The reason why the compiler is unable to automatically inline the helper functions has to do with symbol interposition. Position independent code is required to access all global data indirectly, i.e. through the global offset table. The very same constraint applies to function calls, which have to go through the procedure linkage table. Since a symbol might get interposed by another one at runtime (see LD_PRELOAD), the compiler cannot simply assume that it is safe to inline a function with global visibility.
The very same assumption can be made if you compile without -fPIC, i.e. the compiler can safely assume that a global symbol defined in the executable cannot be interposed because the lookup scope begins with the executable itself which is then followed by all other libraries, including the preloaded ones.
For a more thorough understanding have a look at the following paper.
As other people already pointed out -fPIC forces GCC to disable many optimizations e.g. inlining and cloning. I'd like to point out several ways to overcome this:
replace -fPIC with -fPIE if you are compiling main executable (not libraries) as this allows compiler to assume that interposition is not possible;
use -fvisibility=hidden and __attribute__((visibility("default"))) to export only necessary functions from the library and hide the rest; this would allow GCC to optimize hidden functions more aggressively;
use private symbol aliases (__attribute__((alias ("__f")));) to refer to library functions from within the library; this would again untie GCC's hands
previous suggestion can be automated with -fno-semantic-interposition flag that was added in recent GCC versions
It's interesting to note that Clang is different from GCC as it allows all optimizations by default regardless of -fPIC (can be overridden with -fsemantic-interposition to obtain GCC-like behavior).
As others have discussed in the comment section of your opening post, compiling with -flto should help to reduce the difference in run-times you are seeing for this particular case, since the link time optimisations of gcc will likely figure out that it's actually ok to inline a couple of functions ;)
In general, link time optimisations could lead to massive reductions in code size (~6%) link to paper on link time optimisations in gold, and thus run time as well (more of your program fits in the cache).

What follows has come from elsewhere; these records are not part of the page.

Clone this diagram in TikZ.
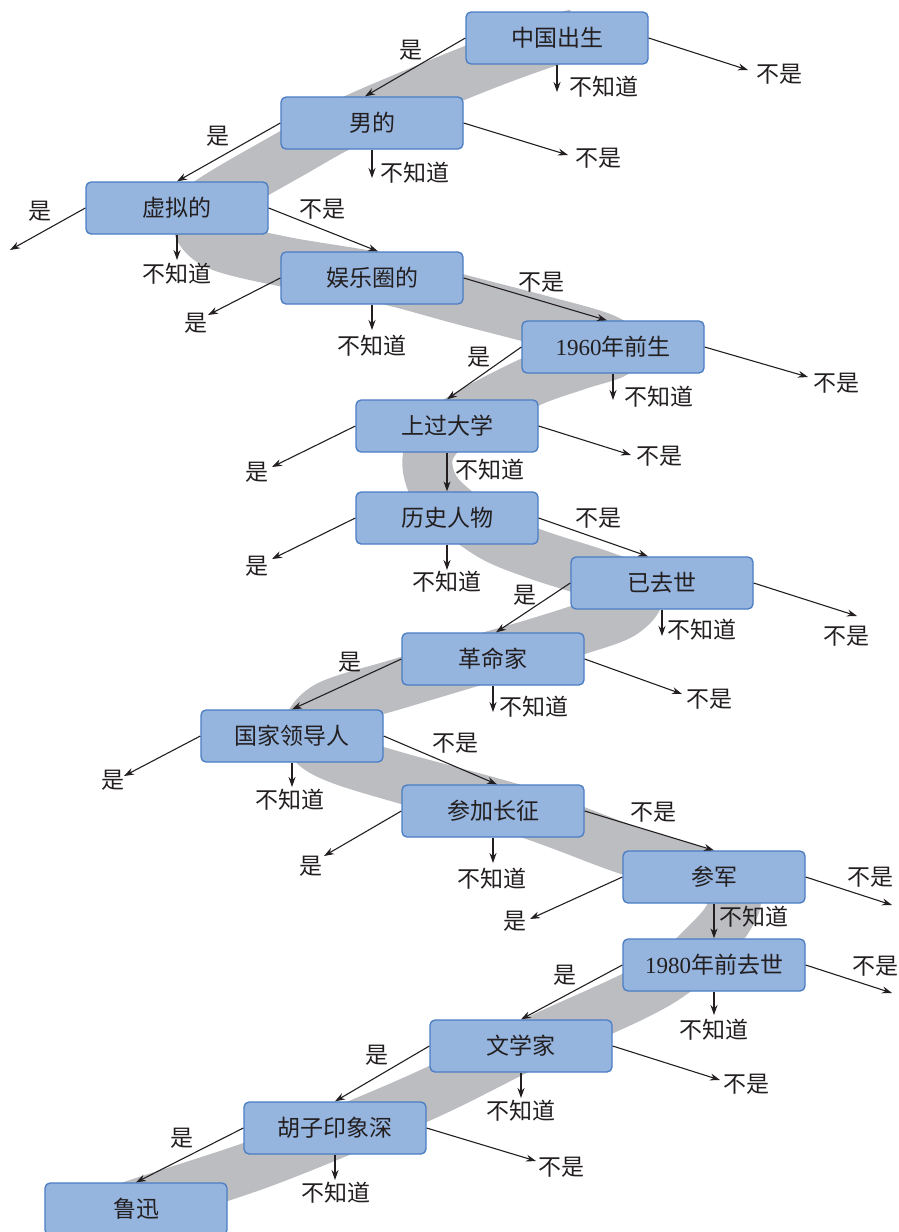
\documentclass[tikz,border=0pt]{standalone}
\usepackage{fontspec}
\setmainfont{Liberation Serif}
\newfontfamily\cjk{Noto Sans CJK SC}
\usetikzlibrary{arrows.meta,positioning}
\definecolor{boxfill}{RGB}{149,180,222}
\definecolor{boxedge}{RGB}{74,125,196}
\definecolor{ribbongray}{RGB}{188,189,192}
\definecolor{inkgray}{RGB}{35,31,32}

\begin{document}
\begin{tikzpicture}[x=1pt,y=-1pt,
    qbox/.style={draw=boxedge, fill=boxfill, line width=1.3pt, rounded corners=5pt,
        minimum width=182pt, minimum height=52pt, inner sep=0pt,
        font=\cjk\fontsize{23}{27}\selectfont, text=inkgray},
    ans/.style={inner sep=0pt, font=\cjk\fontsize{23}{27}\selectfont, text=inkgray},
    arr/.style={-{Stealth[length=10pt,width=7pt]}, line width=1.1pt, draw=inkgray}]
    \useasboundingbox (0,0) rectangle (899,1232);

    % Gray ribbon behind the questions
    \draw[ribbongray, line width=50pt, line join=round] plot[smooth, tension=0.55] coordinates {
        (576,34) (545,43) (477,68) (357,118) (294,152) (206,204) (198,226) (220,246)
        (286,262) (380,278) (463,300) (540,320) (603,338) (616,352) (578,365) (528,383)
        (458,420) (432,445) (428,470) (442,498) (490,535) (538,555) (600,575) (638,592)
        (622,614) (578,630) (530,645) (478,660) (401,683) (330,705) (308,728) (315,746)
        (342,760) (401,778) (524,812) (622,848) (700,873) (735,895) (727,920) (705,945)
        (675,972) (634,996) (531,1043) (441,1088) (361,1123) (256,1165) (134,1205) (90,1222)};

    % Questions
    \node[qbox] (n1) at (557,38) {中国出生};
    \node[qbox] (n2) at (372,123) {男的};
    \node[qbox] (n3) at (177,208) {虚拟的};
    \node[qbox] (n4) at (372,278) {娱乐圈的};
    \node[qbox] (n5) at (613,347) {\textrm{1960}年前生};
    \node[qbox] (n6) at (447,426) {上过大学};
    \node[qbox] (n7) at (447,518) {历史人物};
    \node[qbox] (n8) at (662,583) {已去世};
    \node[qbox] (n9) at (493,659) {革命家};
    \node[qbox] (n10) at (292,736) {国家领导人};
    \node[qbox] (n11) at (493,811) {参加长征};
    \node[qbox] (n12) at (714,877) {参军};
    \node[qbox] (n13) at (714,965) {\textrm{1980}年前去世};
    \node[qbox] (n14) at (521,1046) {文学家};
    \node[qbox] (n15) at (335,1128) {胡子印象深};
    \node[qbox] (n16) at (136,1209) {鲁迅};

    % Path to the answer
    \draw[arr] (n1.west) -- ([xshift=-7pt]n2.north);
    \draw[arr] (n2.west) -- (n3.north);
    \draw[arr] (n3.east) -- ([xshift=6pt]n4.north);
    \draw[arr] (n4.east) -- ([xshift=-6pt]n5.north);
    \draw[arr] (n5.west) -- (n6.north);
    \draw[arr] (n6.south) -- (n7.north);
    \draw[arr] (n7.east) -- ([xshift=-14pt]n8.north);
    \draw[arr] (n8.west) -- ([xshift=3pt]n9.north);
    \draw[arr] (n9.west) -- (n10.north);
    \draw[arr] (n10.east) -- ([xshift=4pt]n11.north);
    \draw[arr] (n11.east) -- (n12.north);
    \draw[arr] (n12.south) -- (n13.north);
    \draw[arr] (n13.west) -- (n14.north);
    \draw[arr] (n14.west) -- (n15.north);
    \draw[arr] (n15.west) -- (n16.north);

    \node[ans] (a1) at (411,50) {是};
    \node[ans] (a2) at (218,136) {是};
    \node[ans] (a3) at (322,209) {不是};
    \node[ans] (a4) at (541,282) {不是};
    \node[ans] (a5) at (479,357) {是};
    \node[ans] (a6) at (490,470) {不知道};
    \node[ans] (a7) at (598,518) {不是};
    \node[ans] (a8) at (525,595) {是};
    \node[ans] (a9) at (350,662) {是};
    \node[ans] (a10) at (455,743) {不是};
    \node[ans] (a11) at (653,812) {不是};
    \node[ans] (a12) at (754,917) {不知道};
    \node[ans] (a13) at (565,975) {是};
    \node[ans] (a14) at (377,1055) {是};
    \node[ans] (a15) at (182,1138) {是};

    % Dead ends
    \coordinate (d1) at (557,92);    \coordinate (f1) at (748,70);
    \coordinate (d2) at (372,178);   \coordinate (f2) at (568,155);
    \coordinate (y3) at (10,250);    \coordinate (d3) at (177,260);
    \coordinate (y4) at (208,315);   \coordinate (d4) at (372,330);
    \coordinate (d5) at (613,400);   \coordinate (f5) at (808,377);
    \coordinate (y6) at (272,467);   \coordinate (f6) at (631,455);
    \coordinate (y7) at (272,559);   \coordinate (d7) at (447,570);
    \coordinate (d8) at (662,636);   \coordinate (f8) at (857,616);
    \coordinate (d9) at (493,712);   \coordinate (f9) at (682,694);
    \coordinate (y10) at (124,776);  \coordinate (d10) at (292,787);
    \coordinate (y11) at (324,856);  \coordinate (d11) at (493,863);
    \coordinate (y12) at (530,919);  \coordinate (f12) at (892,905);
    \coordinate (d13) at (714,1015); \coordinate (f13) at (892,993);
    \coordinate (d14) at (521,1098); \coordinate (f14) at (720,1080);
    \coordinate (d15) at (335,1180); \coordinate (f15) at (536,1161);

    \draw[arr] (n1.south) -- (d1);  \draw[arr] (n1.east) -- (f1);
    \draw[arr] (n2.south) -- (d2);  \draw[arr] (n2.east) -- (f2);
    \draw[arr] (n3.west) -- (y3);   \draw[arr] (n3.south) -- (d3);
    \draw[arr] (n4.west) -- (y4);   \draw[arr] (n4.south) -- (d4);
    \draw[arr] (n5.south) -- (d5);  \draw[arr] (n5.east) -- (f5);
    \draw[arr] (n6.west) -- (y6);   \draw[arr] (n6.east) -- (f6);
    \draw[arr] (n7.west) -- (y7);   \draw[arr] (n7.south) -- (d7);
    \draw[arr] (n8.south) -- (d8);  \draw[arr] (n8.east) -- (f8);
    \draw[arr] (n9.south) -- (d9);  \draw[arr] (n9.east) -- (f9);
    \draw[arr] (n10.west) -- (y10); \draw[arr] (n10.south) -- (d10);
    \draw[arr] (n11.west) -- (y11); \draw[arr] (n11.south) -- (d11);
    \draw[arr] (n12.west) -- (y12); \draw[arr] (n12.east) -- (f12);
    \draw[arr] (n13.south) -- (d13); \draw[arr] (n13.east) -- (f13);
    \draw[arr] (n14.south) -- (d14); \draw[arr] (n14.east) -- (f14);
    \draw[arr] (n15.south) -- (d15); \draw[arr] (n15.east) -- (f15);

    \node[ans] (ld1) at (604,87) {不知道};   \node[ans] (lf1) at (779,74) {不是};
    \node[ans] (ld2) at (415,173) {不知道};  \node[ans] (lf2) at (598,158) {不是};
    \node[ans] (ly3) at (40,211) {是};       \node[ans] (ld3) at (177,274) {不知道};
    \node[ans] (ly4) at (196,323) {是};      \node[ans] (ld4) at (372,346) {不知道};
    \node[ans] (ld5) at (659,397) {不知道};  \node[ans] (lf5) at (836,383) {不是};
    \node[ans] (ly6) at (257,472) {是};      \node[ans] (lf6) at (659,456) {不是};
    \node[ans] (ly7) at (257,566) {是};      \node[ans] (ld7) at (447,582) {不知道};
    \node[ans] (ld8) at (702,630) {不知道};  \node[ans] (lf8) at (846,636) {不是};
    \node[ans] (ld9) at (534,707) {不知道};  \node[ans] (lf9) at (709,699) {不是};
    \node[ans] (ly10) at (113,780) {是};     \node[ans] (ld10) at (290,800) {不知道};
    \node[ans] (ly11) at (311,866) {是};     \node[ans] (ld11) at (492,879) {不知道};
    \node[ans] (ly12) at (515,921) {是};     \node[ans] (lf12) at (870,877) {不是};
    \node[ans] (ld13) at (714,1030) {不知道}; \node[ans] (lf13) at (875,966) {不是};
    \node[ans] (ld14) at (521,1111) {不知道}; \node[ans] (lf14) at (746,1084) {不是};
    \node[ans] (ld15) at (336,1193) {不知道}; \node[ans] (lf15) at (561,1167) {不是};
\end{tikzpicture}
\end{document}
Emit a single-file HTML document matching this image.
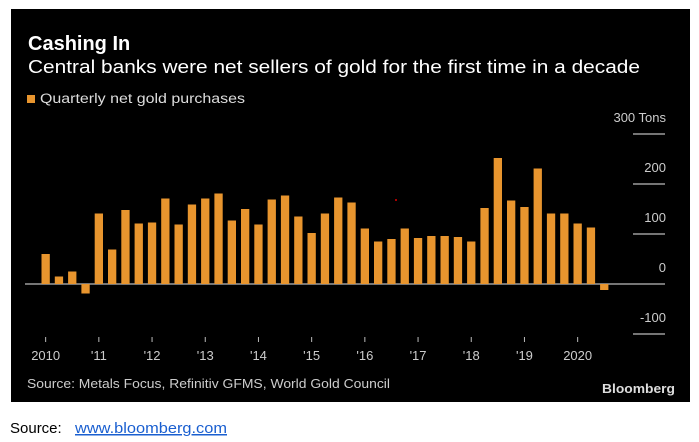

Also note that -fPIC is mostly viewed as a feature that enables tighter security and is always enabled in android. This question on SO briefly discusses as well. Also, just to let you know, -fpic is the faster version of -fPIC, so if you must use -fPIC try -fpic instead - link to gcc docs. For x86 it might not make a difference, but you need to check this for yourself/ask on gcc-help.